Esses elementos não apenas humanizam os vilões, mas também criam uma conexão emocional com o público, que pode entender os motivos por trás de suas escolhas, mesmo sem concordar com elas. Essa profundidade psicológica é o que transforma antagonistas em personagens marcantes, ricos em complexidade e carregados de impacto narrativo.
4.2. Conexão Emocional
Quanto mais os espectadores têm a oportunidade de entender e se conectar com o antagonista, maior é o impacto que ele gera na história. A verdadeira força de um vilão não reside em ser gostado, mas em ser compreendido. Quando o público consegue perceber as razões por trás de suas ações, mesmo que discordem delas, o personagem adquire uma profundidade emocional que vai além da superfície.
Isso cria uma dinâmica mais interessante, onde o antagonista deixa de ser apenas um obstáculo para o protagonista e se transforma em uma figura com a qual se pode refletir, tornando o enredo mais envolvente e a narrativa mais complexa.
4.3. Vulnerabilidade
Expor as falhas e fraquezas do antagonista é uma maneira eficaz de torná-lo mais humano, o que, de maneira paradoxal, aumenta sua capacidade de causar medo e impacto. Quando um vilão é mostrado com vulnerabilidades, ele deixa de ser uma caricatura e se transforma em um personagem tridimensional, com complexidade emocional e psicológica.

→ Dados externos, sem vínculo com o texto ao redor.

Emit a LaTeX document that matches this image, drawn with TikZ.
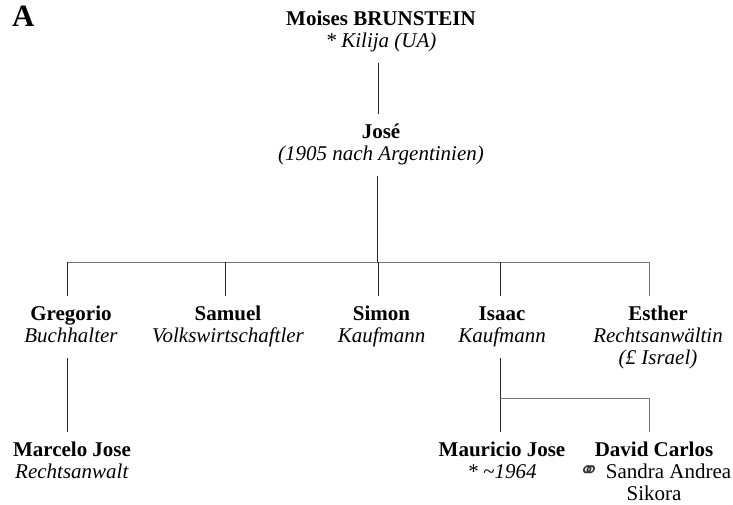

Essa abordagem revela que, por trás de suas ações cruéis, existem medos, inseguranças e dilemas que o tornam mais real e acessível ao público. Esse tipo de profundidade não só cria uma conexão mais forte com o espectador, mas também intensifica o terror que o antagonista pode causar, pois a sensação de imprevisibilidade e vulnerabilidade torna suas ações mais perigosas e ameaçadoras.
5. Impacto Cultural dos Antagonistas
Antagonistas icônicos transcendem suas histórias e entram no imaginário coletivo. Eles inspiram discussões, paródias e análises, perpetuando sua relevância. O Coringa, por exemplo, é um personagem que evoluiu ao longo das décadas, refletindo mudanças culturais e sociais. Cada versão do personagem, de Jack Nicholson a Joaquin Phoenix, ofereceu uma perspectiva única sobre loucura, sociedade e caos.
6. A Influência da Psicologia na Criação de Antagonistas
Os roteiristas e diretores frequentemente consultam estudos psicológicos para criar personagens mais realistas e envolventes. Traços como narcisismo, psicopatia e transtornos de personalidade borderline são frequentemente usados como base para antagonistas.
Um exemplo é Norman Bates em “Psicose” (1960), cuja personalidade complexa foi inspirada em um assassino real. Ambos compartilhavam uma relação obsessiva com suas mães e cometeram crimes horríveis. Ed Gein influenciou a criação do personagem, que reflete distúrbios psicológicos semelhantes.
Conclusão
Antagonistas são mais do que simples vilões. Eles são o motor que impulsiona o conflito e desafia os protagonistas a evoluir. Sua complexidade, motivações e carisma os tornam irresistíveis ao público, gerando uma relação de amor e ódio que é essencial para a magia do cinema.
Ao explorar a psicologia desses personagens, nós, como espectadores, somos levados a refletir sobre nós mesmos, nossos medos e desejos. E talvez seja por isso que, mesmo odiando-os, continuamos fascinados por eles. Afinal, é na tensão entre o bem e o mal que reside o verdadeiro poder da narrativa cinematográfica.